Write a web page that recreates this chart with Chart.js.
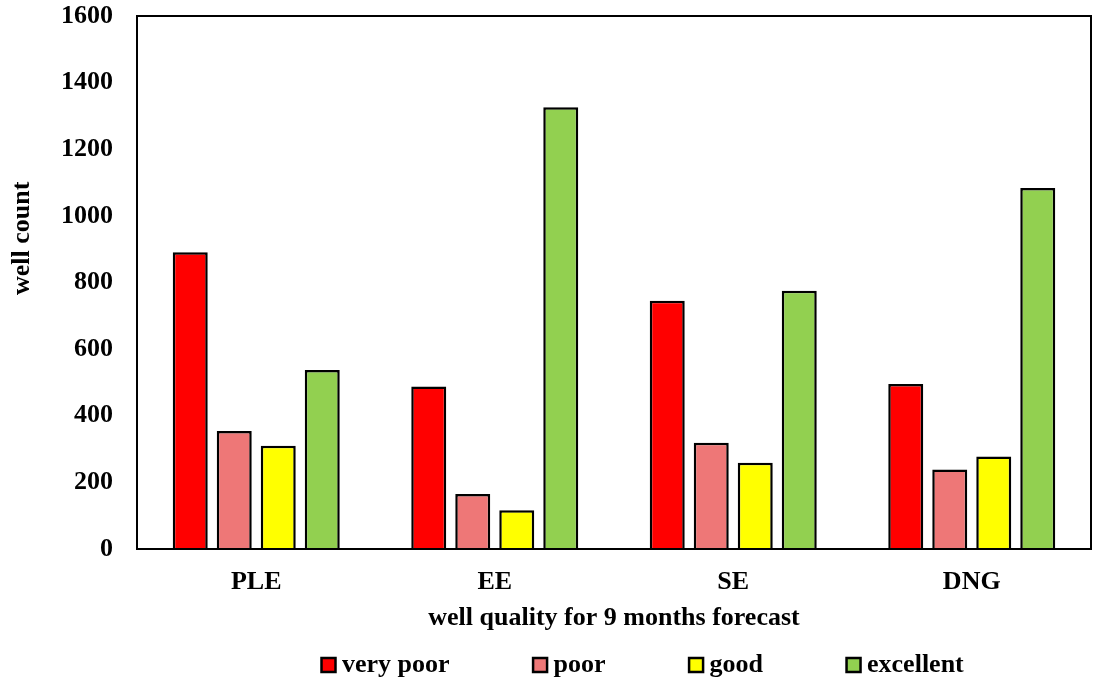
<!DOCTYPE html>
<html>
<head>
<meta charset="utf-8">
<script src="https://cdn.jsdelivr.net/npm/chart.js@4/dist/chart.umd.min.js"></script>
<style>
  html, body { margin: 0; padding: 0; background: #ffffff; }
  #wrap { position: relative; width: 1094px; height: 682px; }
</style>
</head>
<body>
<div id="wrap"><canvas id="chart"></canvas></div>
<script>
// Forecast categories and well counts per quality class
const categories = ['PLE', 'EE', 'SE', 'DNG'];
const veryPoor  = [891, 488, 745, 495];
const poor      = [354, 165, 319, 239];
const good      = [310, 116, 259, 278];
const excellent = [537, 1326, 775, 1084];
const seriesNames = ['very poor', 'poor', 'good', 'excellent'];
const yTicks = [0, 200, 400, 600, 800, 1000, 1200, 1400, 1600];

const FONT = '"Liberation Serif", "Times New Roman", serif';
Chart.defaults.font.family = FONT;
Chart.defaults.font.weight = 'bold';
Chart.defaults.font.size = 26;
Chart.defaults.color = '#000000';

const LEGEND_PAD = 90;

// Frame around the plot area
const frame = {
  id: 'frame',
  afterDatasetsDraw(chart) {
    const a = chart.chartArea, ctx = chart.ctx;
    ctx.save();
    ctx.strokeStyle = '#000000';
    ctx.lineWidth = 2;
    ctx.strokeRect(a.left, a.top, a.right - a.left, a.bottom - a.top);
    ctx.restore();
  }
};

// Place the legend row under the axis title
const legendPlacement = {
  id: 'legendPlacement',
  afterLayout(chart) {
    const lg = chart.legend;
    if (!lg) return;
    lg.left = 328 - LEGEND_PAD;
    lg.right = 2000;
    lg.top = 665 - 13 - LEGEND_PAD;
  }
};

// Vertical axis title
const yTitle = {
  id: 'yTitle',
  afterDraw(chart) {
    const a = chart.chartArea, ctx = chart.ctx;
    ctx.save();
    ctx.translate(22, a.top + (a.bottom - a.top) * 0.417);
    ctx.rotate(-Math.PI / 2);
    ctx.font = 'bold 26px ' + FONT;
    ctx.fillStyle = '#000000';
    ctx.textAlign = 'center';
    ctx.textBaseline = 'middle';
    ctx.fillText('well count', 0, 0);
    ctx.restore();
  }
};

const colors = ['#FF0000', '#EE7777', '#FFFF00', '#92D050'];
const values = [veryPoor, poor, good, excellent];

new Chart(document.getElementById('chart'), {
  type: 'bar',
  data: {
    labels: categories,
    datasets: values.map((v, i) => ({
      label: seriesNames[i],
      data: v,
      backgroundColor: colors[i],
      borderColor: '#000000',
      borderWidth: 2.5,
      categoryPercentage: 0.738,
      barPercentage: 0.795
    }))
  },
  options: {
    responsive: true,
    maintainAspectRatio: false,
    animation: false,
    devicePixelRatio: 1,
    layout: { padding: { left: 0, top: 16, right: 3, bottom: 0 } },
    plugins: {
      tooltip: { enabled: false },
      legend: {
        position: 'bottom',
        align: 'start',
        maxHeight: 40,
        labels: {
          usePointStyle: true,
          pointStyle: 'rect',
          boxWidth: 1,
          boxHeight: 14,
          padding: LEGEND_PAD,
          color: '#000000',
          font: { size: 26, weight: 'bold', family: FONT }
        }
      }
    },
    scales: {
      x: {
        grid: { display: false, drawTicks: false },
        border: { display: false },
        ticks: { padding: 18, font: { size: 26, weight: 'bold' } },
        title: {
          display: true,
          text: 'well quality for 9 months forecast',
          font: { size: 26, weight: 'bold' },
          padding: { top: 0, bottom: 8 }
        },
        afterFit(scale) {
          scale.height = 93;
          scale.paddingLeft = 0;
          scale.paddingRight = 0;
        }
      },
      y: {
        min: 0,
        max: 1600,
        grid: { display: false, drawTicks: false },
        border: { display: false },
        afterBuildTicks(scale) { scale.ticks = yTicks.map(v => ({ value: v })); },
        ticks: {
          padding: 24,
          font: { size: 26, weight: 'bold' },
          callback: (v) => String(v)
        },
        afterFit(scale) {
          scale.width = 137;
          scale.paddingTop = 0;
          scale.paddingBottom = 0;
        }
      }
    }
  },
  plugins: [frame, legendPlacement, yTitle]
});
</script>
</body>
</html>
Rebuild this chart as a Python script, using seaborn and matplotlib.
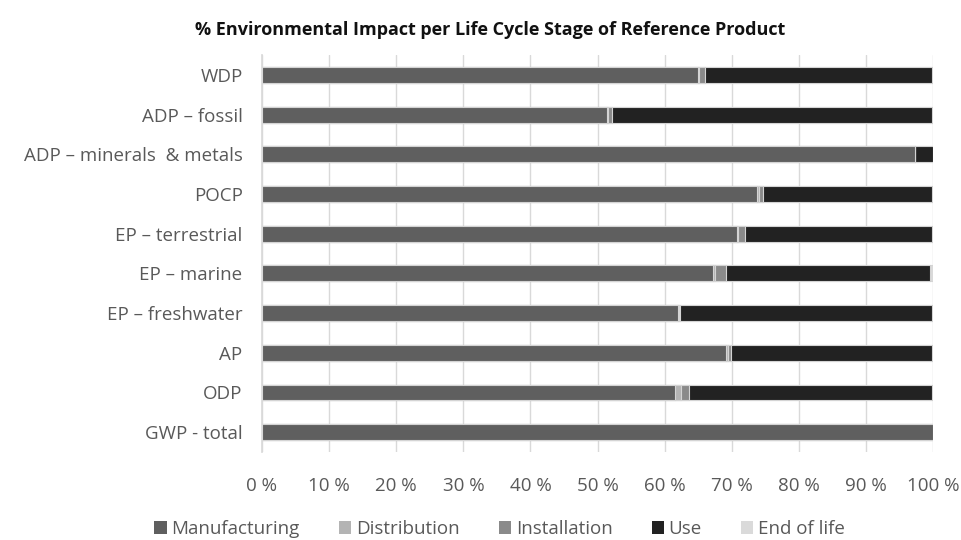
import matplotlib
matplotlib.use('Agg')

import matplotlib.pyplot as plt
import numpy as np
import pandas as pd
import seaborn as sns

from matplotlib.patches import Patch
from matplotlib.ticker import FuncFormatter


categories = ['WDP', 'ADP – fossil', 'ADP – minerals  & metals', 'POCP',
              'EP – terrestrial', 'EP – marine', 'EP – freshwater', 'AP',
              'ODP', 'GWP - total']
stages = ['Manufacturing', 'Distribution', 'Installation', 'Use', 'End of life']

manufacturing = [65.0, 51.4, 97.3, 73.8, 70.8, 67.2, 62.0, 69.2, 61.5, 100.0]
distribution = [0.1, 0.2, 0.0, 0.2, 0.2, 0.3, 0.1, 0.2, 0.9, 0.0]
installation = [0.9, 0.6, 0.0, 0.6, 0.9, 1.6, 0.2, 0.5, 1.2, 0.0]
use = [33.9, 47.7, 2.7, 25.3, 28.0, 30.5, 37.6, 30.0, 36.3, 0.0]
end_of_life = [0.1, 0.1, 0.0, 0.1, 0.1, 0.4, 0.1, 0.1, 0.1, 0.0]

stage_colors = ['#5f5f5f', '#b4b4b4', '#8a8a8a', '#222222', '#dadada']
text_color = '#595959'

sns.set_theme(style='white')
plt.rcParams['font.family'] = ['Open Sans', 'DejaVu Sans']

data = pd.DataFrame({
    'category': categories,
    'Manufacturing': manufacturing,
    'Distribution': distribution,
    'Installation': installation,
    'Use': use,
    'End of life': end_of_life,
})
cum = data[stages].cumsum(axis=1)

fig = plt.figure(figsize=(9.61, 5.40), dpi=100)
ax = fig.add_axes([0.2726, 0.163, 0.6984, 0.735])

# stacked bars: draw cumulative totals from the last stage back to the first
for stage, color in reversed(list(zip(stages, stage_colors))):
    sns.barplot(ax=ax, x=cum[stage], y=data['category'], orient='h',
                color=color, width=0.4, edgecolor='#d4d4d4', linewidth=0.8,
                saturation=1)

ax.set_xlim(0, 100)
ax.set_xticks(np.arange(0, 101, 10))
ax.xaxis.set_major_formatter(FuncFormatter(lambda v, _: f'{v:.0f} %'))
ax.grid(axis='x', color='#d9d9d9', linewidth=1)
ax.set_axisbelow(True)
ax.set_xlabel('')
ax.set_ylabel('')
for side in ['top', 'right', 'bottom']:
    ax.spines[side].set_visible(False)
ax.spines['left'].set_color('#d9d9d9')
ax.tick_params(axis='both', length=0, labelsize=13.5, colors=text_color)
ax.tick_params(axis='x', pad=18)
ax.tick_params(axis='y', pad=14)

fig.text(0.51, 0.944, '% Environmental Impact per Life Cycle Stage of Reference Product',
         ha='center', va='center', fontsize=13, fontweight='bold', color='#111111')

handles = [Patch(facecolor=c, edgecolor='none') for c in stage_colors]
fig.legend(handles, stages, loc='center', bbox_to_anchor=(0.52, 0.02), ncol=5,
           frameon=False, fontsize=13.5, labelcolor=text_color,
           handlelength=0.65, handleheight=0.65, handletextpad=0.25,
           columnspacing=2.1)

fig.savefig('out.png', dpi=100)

__________

TASK DETAILS >> Your first line is the one with "Rebuild this chart", and your last is the one with "['Manufacturing', 'Distribution', 'Installation', 'Use', 'End". Copy those and every line between them exactly, without any pictures.

SOLUTION TO THIS PROBLEM >>
Rebuild this chart as a Python script, using seaborn and matplotlib.
import matplotlib
matplotlib.use('Agg')

import matplotlib.pyplot as plt
import numpy as np
import pandas as pd
import seaborn as sns

from matplotlib.patches import Patch
from matplotlib.ticker import FuncFormatter


categories = ['WDP', 'ADP – fossil', 'ADP – minerals  & metals', 'POCP',
              'EP – terrestrial', 'EP – marine', 'EP – freshwater', 'AP',
              'ODP', 'GWP - total']
stages = ['Manufacturing', 'Distribution', 'Installation', 'Use', 'End of life']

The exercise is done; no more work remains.